Large Language Models for Information Retrieval
This survey investigates how Large Language Models (LLMs) are transforming the field of Information Retrieval (IR), moving beyond traditional keyword-based search to enable semantic understanding, conversational interactions, and end-to-end answer generation.
LLMs integrate into each stage of the IR pipeline, enhancing capabilities and introducing new challenges.
Introduction
Search is no longer just about retrieving links. While classical IR focused on ranking documents, modern systems powered by LLMs understand, summarize, and directly answer user queries.
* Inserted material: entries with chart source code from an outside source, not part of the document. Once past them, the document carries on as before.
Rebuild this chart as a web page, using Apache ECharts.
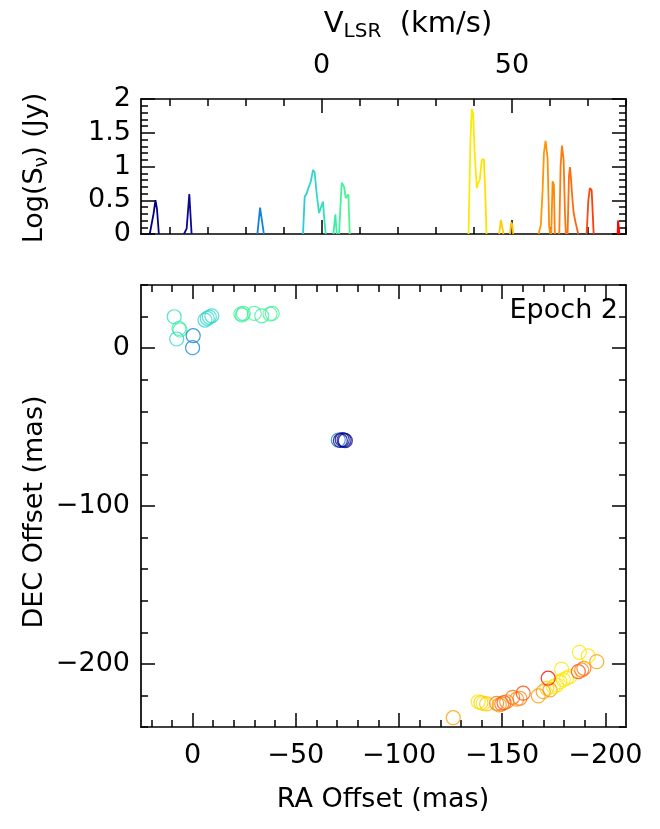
<!DOCTYPE html>
<html>
<head>
<meta charset="utf-8">
<script src="https://cdn.jsdelivr.net/npm/echarts@6/dist/echarts.min.js"></script>
<style>html,body{margin:0;padding:0;background:#fff}#c{width:660px;height:829px}</style>
</head>
<body>
<div id="c"></div>
<script>
// ---------- data ----------
// spectrum: velocity (km/s) and log flux (Jy); null separates channel groups
const specVel = [
  -45.2,-44.2,-43.7,-43.3,-42.8, null,
  -36.2,-35.5,-34.8,-34.2, null,
  -16.9,-16.2,-15.7,-15.2, null,
  -4.91,-4.47,-3.95,-3.33,-2.89,-2.28,-1.84,-1.32,-0.7,-0.26,0.35,0.7,1.05, null,
  3.07,3.6,3.95, null,
  4.56,5.26,5.88,6.32,7.02,7.37, null,
  38.6,39.1,39.47,39.8,40.26,40.79,41.1,41.58,42.1,42.63,42.98,43.33, null,
  46.67,47.1,47.55,47.8, null,
  49.47,49.8,50.1,50.35, null,
  57.0,57.6,58.08,58.42,58.86,59.39,59.8,60.08, null,
  60.35,60.7,61.05,61.3, null,
  62.46,62.8,63.16,63.6,63.95,64.2, null,
  64.65,65.0,65.26,65.5,65.8,66.2,66.7,67.0,67.45, null,
  69.65,70.1,70.5,70.97,71.5, null,
  77.8,77.9,78.24,78.3
];
const specFlux = [
  0,0.3,0.5,0.37,0, null,
  0,0.08,0.59,0, null,
  0,0.39,0.39,0, null,
  0,0.55,0.60,0.71,0.77,0.95,0.91,0.60,0.31,0.30,0.48,0.21,0, null,
  0,0.29,0, null,
  0,0.76,0.70,0.53,0.59,0, null,
  0,1.39,1.85,1.79,1.15,0.68,0.75,0.81,1.10,1.11,0.65,0, null,
  0,0.21,0.20,0, null,
  0,0.17,0.14,0, null,
  0,0.13,0.65,1.20,1.38,1.12,0.11,0, null,
  0,0.78,0.73,0, null,
  0,1.00,1.31,1.10,0.31,0, null,
  0,0.85,0.99,0.85,0.60,0.33,0.18,0.17,0, null,
  0,0.50,0.68,0.65,0, null,
  0,0.2,0.2,0
];
// maser spots: RA offset, DEC offset (mas), velocity (km/s)
const raOff = [
  8.9,6.6,6.1,7.7,-0.3,0.0,-6.0,-7.1,-8.1,-9.3,-23.4,-24.1,-24.6,-29.9,-33.5,-37.5,-38.6,
  -70.6,-71.6,-72.5,-73.4,-74.0,
  -126.3,-138.4,-139.7,-140.8,-142.5,-147.3,-148.6,-149.8,-150.9,-152.2,-155.1,-157.0,-158.6,-160.2,
  -167.5,-169.9,-171.6,-173.2,-174.8,-176.4,-178.0,-179.6,-181.2,-182.8,-172.3,-178.8,
  -186.9,-188.5,-189.6,-187.4,-191.7,-195.8
];
const decOff = [
  19.9,12.5,11.5,5.8,7.9,0.3,17.8,18.9,19.7,20.5,21.6,21.0,22.0,22.0,20.5,21.6,22.0,
  -58.2,-58.5,-58.0,-58.2,-58.6,
  -234.1,-224.0,-224.6,-225.0,-225.4,-225.0,-226.0,-225.4,-224.6,-224.0,-221.2,-222.4,-221.8,-218.6,
  -220.3,-217.6,-215.5,-216.5,-214.4,-213.4,-211.3,-210.2,-209.1,-208.1,-209.1,-203.4,
  -204.9,-203.9,-202.8,-192.7,-195.0,-198.6
];
const spotVel = [
  -1,4,3,-3,-16,-16,-2.5,-2.3,-2,-1.8,5.3,5.9,4.5,6.3,3.6,7.0,6.0,
  -16,-44,-35,-44,-35,
  57,41,47,42,50,63,58,65,70,61,66,59,63,70,
  57,58,47,60,40,42,39.5,41,43,40,78,39.5,
  70,63,65,40,42,57
];
// tick labels / tick positions
const velLabels = [0, 50];
const velMinor = [-40,-30,-20,-10,0,10,20,30,40,50,60,70,80];
const raLabels = [-200,-150,-100,-50,0];
const raMinor = [-200,-190,-180,-170,-160,-150,-140,-130,-120,-110,-100,-90,-80,-70,-60,-50,-40,-30,-20,-10,0,10,20];
const decLabels = [-200,-100,0];

// ---------- styling ----------
const FONT = "'DejaVu Sans', sans-serif";
const VMIN = -45, VMAX = 78.3;
const STOPS = ['#000080','#0a0a96','#1060d0','#20c0f0','#3ef0a0','#80ff60','#d0ff20','#ffe800','#ffb000','#ff6a10','#ff0000'];
function hex2rgb(h){return [parseInt(h.substr(1,2),16),parseInt(h.substr(3,2),16),parseInt(h.substr(5,2),16)];}
function cmap(v){
  let t = (v - VMIN) / (VMAX - VMIN); t = Math.max(0, Math.min(1, t));
  const f = t * (STOPS.length - 1); const i = Math.min(Math.floor(f), STOPS.length - 2); const u = f - i;
  const a = hex2rgb(STOPS[i]), b = hex2rgb(STOPS[i+1]);
  return 'rgb(' + a.map((x,k)=>Math.round(x + (b[k]-x)*u)).join(',') + ')';
}
const minus = v => String(v).replace('-', '\u2212');
const LINE = {show:true, onZero:false, lineStyle:{color:'#000', width:1.7}};
const NOLINE = {show:false, onZero:false};
const TICKSTYLE = {color:'#000', width:1.5};
const LBL = {color:'#000', fontSize:27, fontFamily:FONT};

const lineData = specVel.map((v,i)=> v === null ? [null,null] : [v, specFlux[i]]);
const spotData = raOff.map((r,i)=>({value:[r, decOff[i], spotVel[i]], itemStyle:{borderColor:cmap(spotVel[i])}}));

const chart = echarts.init(document.getElementById('c'), null, {renderer:'canvas'});
chart.setOption({
  animation:false,
  backgroundColor:'#fff',
  grid:[
    {left:141, top:99, width:485, height:135},
    {left:141, top:285, width:485, height:442}
  ],
  xAxis:[
    // spectrum panel
    {gridIndex:0, type:'value', position:'top', min:-47.5, max:80,
     axisLine:LINE, axisTick:{show:true, inside:true, length:7, customValues:velMinor, lineStyle:TICKSTYLE},
     axisLabel:Object.assign({show:true, customValues:velLabels, margin:20}, LBL), splitLine:{show:false}},
    {gridIndex:0, type:'value', position:'top', min:-47.5, max:80,
     axisLine:NOLINE, axisTick:{show:true, inside:true, length:14, customValues:velLabels, lineStyle:TICKSTYLE},
     axisLabel:{show:false}, splitLine:{show:false}},
    {gridIndex:0, type:'value', position:'bottom', min:-47.5, max:80,
     axisLine:LINE, axisTick:{show:true, inside:true, length:7, customValues:velMinor, lineStyle:TICKSTYLE},
     axisLabel:{show:false}, splitLine:{show:false}},
    {gridIndex:0, type:'value', position:'bottom', min:-47.5, max:80,
     axisLine:NOLINE, axisTick:{show:true, inside:true, length:14, customValues:velLabels, lineStyle:TICKSTYLE},
     axisLabel:{show:false}, splitLine:{show:false}},
    // spot map panel
    {gridIndex:1, type:'value', position:'bottom', inverse:true, min:-210, max:25,
     axisLine:LINE, axisTick:{show:true, inside:true, length:7, customValues:raMinor, lineStyle:TICKSTYLE},
     axisLabel:Object.assign({show:true, customValues:raLabels, margin:15, formatter:minus}, LBL), splitLine:{show:false}},
    {gridIndex:1, type:'value', position:'bottom', inverse:true, min:-210, max:25,
     axisLine:NOLINE, axisTick:{show:true, inside:true, length:14, customValues:raLabels, lineStyle:TICKSTYLE},
     axisLabel:{show:false}, splitLine:{show:false}},
    {gridIndex:1, type:'value', position:'top', inverse:true, min:-210, max:25,
     axisLine:LINE, axisTick:{show:true, inside:true, length:7, customValues:raMinor, lineStyle:TICKSTYLE},
     axisLabel:{show:false}, splitLine:{show:false}},
    {gridIndex:1, type:'value', position:'top', inverse:true, min:-210, max:25,
     axisLine:NOLINE, axisTick:{show:true, inside:true, length:14, customValues:raLabels, lineStyle:TICKSTYLE},
     axisLabel:{show:false}, splitLine:{show:false}}
  ],
  yAxis:[
    {gridIndex:0, type:'value', position:'left', min:0, max:2, interval:0.5,
     axisLine:LINE, axisTick:{show:true, inside:true, length:14, lineStyle:TICKSTYLE},
     minorTick:{show:true, splitNumber:5, length:7, lineStyle:TICKSTYLE},
     axisLabel:Object.assign({show:true, margin:10}, LBL), splitLine:{show:false}, minorSplitLine:{show:false}},
    {gridIndex:0, type:'value', position:'right', min:0, max:2, interval:0.5,
     axisLine:LINE, axisTick:{show:true, inside:true, length:14, lineStyle:TICKSTYLE},
     minorTick:{show:true, splitNumber:5, length:7, lineStyle:TICKSTYLE},
     axisLabel:{show:false}, splitLine:{show:false}, minorSplitLine:{show:false}},
    {gridIndex:1, type:'value', position:'left', min:-240, max:40, interval:20,
     axisLine:LINE, axisTick:{show:true, inside:true, length:7, lineStyle:TICKSTYLE},
     axisLabel:Object.assign({show:true, customValues:decLabels, margin:11, formatter:minus}, LBL), splitLine:{show:false}},
    {gridIndex:1, type:'value', position:'left', min:-240, max:40,
     axisLine:NOLINE, axisTick:{show:true, inside:true, length:14, customValues:decLabels, lineStyle:TICKSTYLE},
     axisLabel:{show:false}, splitLine:{show:false}},
    {gridIndex:1, type:'value', position:'right', min:-240, max:40, interval:20,
     axisLine:LINE, axisTick:{show:true, inside:true, length:7, lineStyle:TICKSTYLE},
     axisLabel:{show:false}, splitLine:{show:false}},
    {gridIndex:1, type:'value', position:'right', min:-240, max:40,
     axisLine:NOLINE, axisTick:{show:true, inside:true, length:14, customValues:decLabels, lineStyle:TICKSTYLE},
     axisLabel:{show:false}, splitLine:{show:false}}
  ],
  visualMap:[{
    type:'continuous', show:false, seriesIndex:0, dimension:0, min:VMIN, max:VMAX,
    inRange:{color:STOPS}
  }],
  series:[
    {type:'line', xAxisIndex:0, yAxisIndex:0, data:lineData, showSymbol:false, connectNulls:false,
     lineStyle:{width:1.8}, silent:true, z:3},
    {type:'scatter', xAxisIndex:4, yAxisIndex:2, data:spotData, symbol:'circle', symbolSize:14,
     itemStyle:{color:'rgba(0,0,0,0)', borderWidth:1.2}, silent:true, z:3}
  ],
  graphic:[
    {type:'text', x:408, y:24, style:{text:'{v|V}{s|LSR}{v|  (km/s)}', align:'center', verticalAlign:'middle',
      rich:{v:{fontSize:29, lineHeight:36, fontFamily:FONT, fill:'#000'}, s:{fontSize:20, fontFamily:FONT, fill:'#000', verticalAlign:'bottom'}}}},
    {type:'text', x:35, y:168, rotation:Math.PI/2, style:{text:'{v|Log(S}{s|\u03bd}{v|) (Jy)}', align:'center', verticalAlign:'middle',
      rich:{v:{fontSize:27, lineHeight:34, fontFamily:FONT, fill:'#000'}, s:{fontSize:19, fontFamily:FONT, fill:'#000', verticalAlign:'bottom'}}}},
    {type:'text', x:35, y:512, rotation:Math.PI/2, style:{text:'DEC Offset (mas)', align:'center', verticalAlign:'middle', fontSize:27, fontFamily:FONT, fill:'#000'}},
    {type:'text', x:383, y:800, style:{text:'RA Offset (mas)', align:'center', verticalAlign:'middle', fontSize:27, fontFamily:FONT, fill:'#000'}},
    {type:'text', x:618, y:311, style:{text:'Epoch 2', align:'right', verticalAlign:'middle', fontSize:27, fontFamily:FONT, fill:'#000'}}
  ]
});
</script>
</body>
</html>
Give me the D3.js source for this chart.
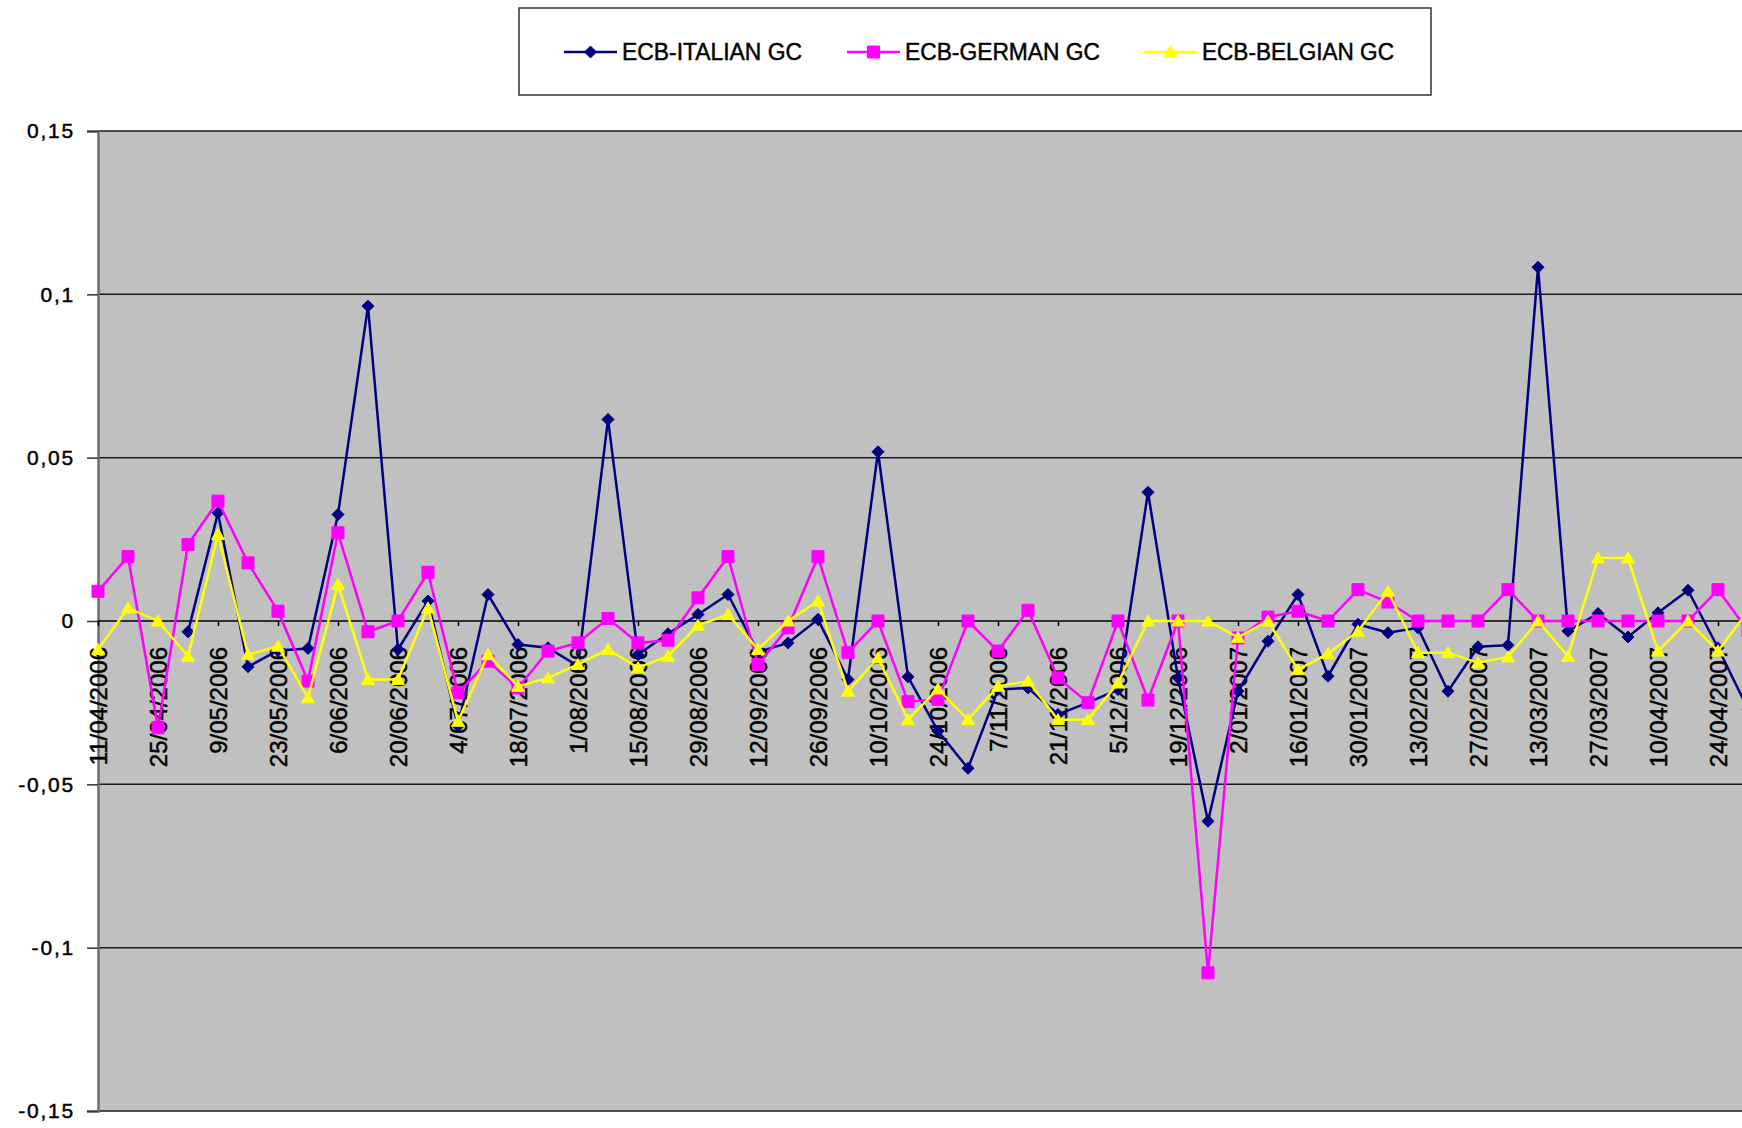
<!DOCTYPE html>
<html>
<head>
<meta charset="utf-8">
<script src="https://cdn.jsdelivr.net/npm/d3@7"></script>
<style>
  html, body { margin: 0; padding: 0; background: #ffffff; }
  svg { display: block; }
  text { font-family: "Liberation Sans", Arial, sans-serif; fill: #000; stroke: #000; stroke-width: 0.45px; }
</style>
</head>
<body>
<svg id="chart" width="1742" height="1128"></svg>
<script>
// ---- data ----
const dates = ["11/04/2006","18/04/2006","25/04/2006","2/05/2006","9/05/2006","16/05/2006","23/05/2006","30/05/2006",
  "6/06/2006","13/06/2006","20/06/2006","27/06/2006","4/07/2006","11/07/2006","18/07/2006","25/07/2006",
  "1/08/2006","8/08/2006","15/08/2006","22/08/2006","29/08/2006","5/09/2006","12/09/2006","19/09/2006",
  "26/09/2006","3/10/2006","10/10/2006","17/10/2006","24/10/2006","31/10/2006","7/11/2006","14/11/2006",
  "21/11/2006","28/11/2006","5/12/2006","12/12/2006","19/12/2006","26/12/2006","2/01/2007","9/01/2007",
  "16/01/2007","23/01/2007","30/01/2007","6/02/2007","13/02/2007","20/02/2007","27/02/2007","6/03/2007",
  "13/03/2007","20/03/2007","27/03/2007","3/04/2007","10/04/2007","17/04/2007","24/04/2007","1/05/2007"];

const italian = [null, null, null, -0.0033, 0.0331, -0.014, -0.009, -0.0084, 0.0326, 0.0964,
  -0.0087, 0.0061, -0.0322, 0.0081, -0.0072, -0.0082, -0.0138, 0.0617, -0.0103, -0.0039,
  0.002, 0.0081, -0.0095, -0.0067, 0.0005, -0.0179, 0.0518, -0.0171, -0.0337, -0.0451,
  -0.021, -0.0205, -0.0286, -0.025, -0.021, 0.0394, -0.0174, -0.0613, -0.0215, -0.0062,
  0.0081, -0.0169, -0.001, -0.0036, -0.0021, -0.0215, -0.0079, -0.0074, 0.1083, -0.0031,
  0.0023, -0.0049, 0.0025, 0.0094, -0.0082, -0.027];

const german = [0.0091, 0.0197, -0.0327, 0.0234, 0.0367, 0.0178, 0.003, -0.0184, 0.027, -0.0033,
  0, 0.0149, -0.022, -0.0123, -0.0205, -0.0092, -0.0067, 0.0008, -0.0067, -0.0059,
  0.0071, 0.0197, -0.0133, -0.0021, 0.0197, -0.0097, 0, -0.0247, -0.024, 0,
  -0.0092, 0.0033, -0.0174, -0.025, 0, -0.0242, 0, -0.1077, -0.0052, 0.0012,
  0.003, 0, 0.0096, 0.0058, 0, 0, 0, 0.0096, 0, 0,
  0, 0, 0, 0, 0.0096, -0.003];

const belgian = [-0.0087, 0.004, 0, -0.0108, 0.0265, -0.0103, -0.0077, -0.0235, 0.0112, -0.0179,
  -0.0179, 0.004, -0.0307, -0.0103, -0.02, -0.0174, -0.0133, -0.0087, -0.0143, -0.0108,
  -0.0013, 0.002, -0.0087, 0, 0.0061, -0.0215, -0.0113, -0.0302, -0.0208, -0.0302,
  -0.02, -0.0184, -0.0302, -0.0302, -0.019, 0, 0, 0, -0.005, 0,
  -0.0149, -0.01, -0.0031, 0.0091, -0.0097, -0.0097, -0.0128, -0.011, 0, -0.0108,
  0.0193, 0.0193, -0.0092, 0, -0.0092, 0.003];

const seriesNames = ["ECB-ITALIAN GC", "ECB-GERMAN GC", "ECB-BELGIAN GC"];
const yTicks = [0.15, 0.1, 0.05, 0, -0.05, -0.1, -0.15];
const yTickLabels = ["0,15", "0,1", "0,05", "0", "-0,05", "-0,1", "-0,15"];

// ---- layout ----
const svg = d3.select("#chart");
const W = 1742;
const plotLeft = 98, plotTop = 131, plotBottom = 1111;
const step = 30;

const x = d3.scalePoint().domain(dates).range([plotLeft, plotLeft + step * (dates.length - 1)]);
const y = d3.scaleLinear().domain([-0.15, 0.15]).range([plotBottom, plotTop]);

// plot background
svg.append("rect").attr("x", plotLeft).attr("y", plotTop)
  .attr("width", W - plotLeft).attr("height", plotBottom - plotTop)
  .attr("fill", "#c0c0c0");

// gridlines
svg.append("g").selectAll("line").data(yTicks.filter(v => v !== 0)).join("line")
  .attr("x1", plotLeft).attr("x2", W)
  .attr("y1", d => y(d)).attr("y2", d => y(d))
  .attr("stroke", "#1a1a1a").attr("stroke-width", 1.5);

// y axis
const yAxis = d3.axisLeft(y).tickValues(yTicks).tickSize(11).tickPadding(12)
  .tickFormat((d, i) => yTickLabels[i]);
const gy = svg.append("g").attr("transform", `translate(${plotLeft},0)`).call(yAxis);
gy.select(".domain").attr("stroke", "#6e6e6e").attr("stroke-width", 2.5);
gy.selectAll(".tick line").attr("stroke", "#333").attr("stroke-width", 1.5);
gy.selectAll(".tick text")
  .style("font-family", '"Liberation Sans", Arial, sans-serif')
  .style("font-size", "21px").style("letter-spacing", "1.8px").attr("fill", "#000");

// x axis at zero
const xTickVals = dates.filter((d, i) => i % 2 === 0);
const xAxis = d3.axisBottom(x).tickValues(xTickVals).tickSize(5).tickSizeOuter(0).tickFormat(d => d);
const gx = svg.append("g").attr("transform", `translate(0,${y(0)})`).call(xAxis);
gx.select(".domain").attr("d", `M${plotLeft},0H${W}`).attr("stroke", "#000").attr("stroke-width", 1.5);
gx.selectAll(".tick line").attr("stroke", "#000").attr("stroke-width", 1.5);
gx.selectAll(".tick text")
  .style("font-family", '"Liberation Sans", Arial, sans-serif')
  .style("font-size", "24px").attr("fill", "#000")
  .attr("text-anchor", "end")
  .attr("transform", "translate(0,26) rotate(-90)")
  .attr("x", 0).attr("y", 0).attr("dy", "0.36em");

// series
const colors = ["#000080", "#ff00ff", "#ffff00"];
const allSeries = [italian, german, belgian];
const markerPaths = [
  "M0,-6L6,0L0,6L-6,0Z",
  "M-6,-6H6V6H-6Z",
  "M0,-6L6.5,5L-6.5,5Z"
];

allSeries.forEach((vals, s) => {
  const pts = vals.map((v, i) => ({ d: dates[i], v }));
  const line = d3.line().defined(p => p.v !== null).x(p => x(p.d)).y(p => y(p.v));
  const g = svg.append("g");
  g.append("path").datum(pts).attr("d", line)
    .attr("fill", "none").attr("stroke", colors[s]).attr("stroke-width", 2.5)
    .attr("stroke-linejoin", "miter");
  g.selectAll("path.m").data(pts.filter(p => p.v !== null)).join("path")
    .attr("class", "m")
    .attr("d", markerPaths[s])
    .attr("transform", p => `translate(${x(p.d)},${y(p.v)})`)
    .attr("fill", colors[s]).attr("stroke", colors[s]).attr("stroke-width", 1);
});

// legend
const legend = svg.append("g");
legend.append("rect").attr("x", 519).attr("y", 8).attr("width", 912).attr("height", 87)
  .attr("fill", "#fff").attr("stroke", "#333").attr("stroke-width", 1.5);
const legendX = [564, 847, 1144];
const legendTextW = [180, 195, 192];
seriesNames.forEach((name, s) => {
  const lg = legend.append("g").attr("transform", `translate(${legendX[s]},52)`);
  lg.append("line").attr("x1", 0).attr("x2", 53).attr("y1", 0).attr("y2", 0)
    .attr("stroke", colors[s]).attr("stroke-width", 2.5);
  lg.append("path").attr("d", markerPaths[s]).attr("transform", "translate(26.5,0)")
    .attr("fill", colors[s]).attr("stroke", colors[s]);
  lg.append("text").attr("x", 58).attr("y", 0).attr("dy", "0.36em")
    .attr("textLength", legendTextW[s]).attr("lengthAdjust", "spacingAndGlyphs")
    .style("font-size", "23px").text(name);
});
</script>
</body>
</html>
Tools like Bing, Brave, Perplexity, and Gemini showcase this shift, providing instant summaries alongside search results.
Why This Survey Matters
LLMs not only generate text but also transform how information is accessed and retrieved. Classical IR—built on indexing and keyword matching—struggles to grasp user intent. In contrast, LLMs offer:
- Semantic understanding
- Conversational context
- End-to-end answer generation
From IR Pipeline to LLM-Enhanced Modules
The survey examines how LLMs augment each module of the traditional IR pipeline:
- Query Rewriter
- Retriever
- Reranker
- Reader
Each module benefits from LLM capabilities but also inherits challenges like hallucinations and efficiency trade-offs.
Background
Traditional IR uses:
- Keyword matching (e.g., BM25)
- Vector space models (e.g., cosine similarity)
- Statistical language models
Neural IR improves on this with dense embeddings (e.g., BERT). LLMs go even further, enabling understanding and text generation.
Large Language Models: A Quick Overview
LLMs are transformer-based models:
- Encoder-only (understanding)
- Decoder-only (generation)
- Encoder-decoder (flexible)
Learning styles:
- In-context learning
- Fine-tuning
- RAG (retrieval-augmented generation)
Query Rewriting
Query rewriting is the first step in the IR pipeline, refining user queries. LLMs enhance this through:
- Prompting: zero/few-shot reformulation.
- Fine-tuning: domain-specific transformations.
- Knowledge distillation: compressing LLM capabilities into smaller models.
Query2Doc
Query2Doc reframes query rewriting as a text generation task using few-shot prompting (e.g., MSMARCO examples) to create pseudo-documents, improving retrieval performance by simulating relevant passages.
Concept Drift and Trade-Offs
LLMs may introduce unrelated details during rewriting (concept drift), diluting the original intent. Expansion may help weak retrievers but harm strong ones if the corpus diverges from training data. Query rewriting must balance quality with retriever performance.
Retriever
LLMs enhance retrieval via:
- Data augmentation: generating synthetic queries and relevance labels (e.g., InPairs, ART).
- Model enhancement: building dense retrievers (e.g., GTR, RepLLaMA) and generative retrievers (e.g., DSI, LLM-URL).
Reranker
Rerankers refine candidate documents:
- Supervised rerankers: fine-tuned on labeled data (e.g., monoBERT, T5, RankLLaMA).
- Unsupervised rerankers: use prompting to rank documents (pointwise, listwise, pairwise).
Reader
Readers generate answers from top-ranked documents:
- Passive Readers: receive documents from the retriever and generate answers (e.g., RAG, RETRO, FLARE).
- Active Readers: autonomously generate follow-up queries (e.g., Self-Ask).
- Compressors: reduce content for LLM input (e.g., LeanContext, TCRA).
Retrieval-Augmented Generation (RAG)
RAG combines retriever and generator in one architecture, balancing factual grounding with fluent generation. However, it risks hallucinations if the retriever’s context is insufficient.
Search Agents
LLM search agents like WebGPT and ReAct emulate human browsing, searching and synthesizing information autonomously. They represent the frontier of interactive search.
Conclusion
LLMs are reshaping IR across all components, offering more interactive, personalized, and factual information access. Future work should address personalization, efficiency, and factuality.
References
- Yutao Zhu, Huaying Yuan, Shuting Wang, Jiongnan Liu, Wenhan Liu, Chenlong Deng, Haonan Chen, Zheng Liu, Zhicheng Dou, and Ji-Rong Wen. Large Language Models for Information Retrieval: A Survey. 2024. arXiv:2308.07107.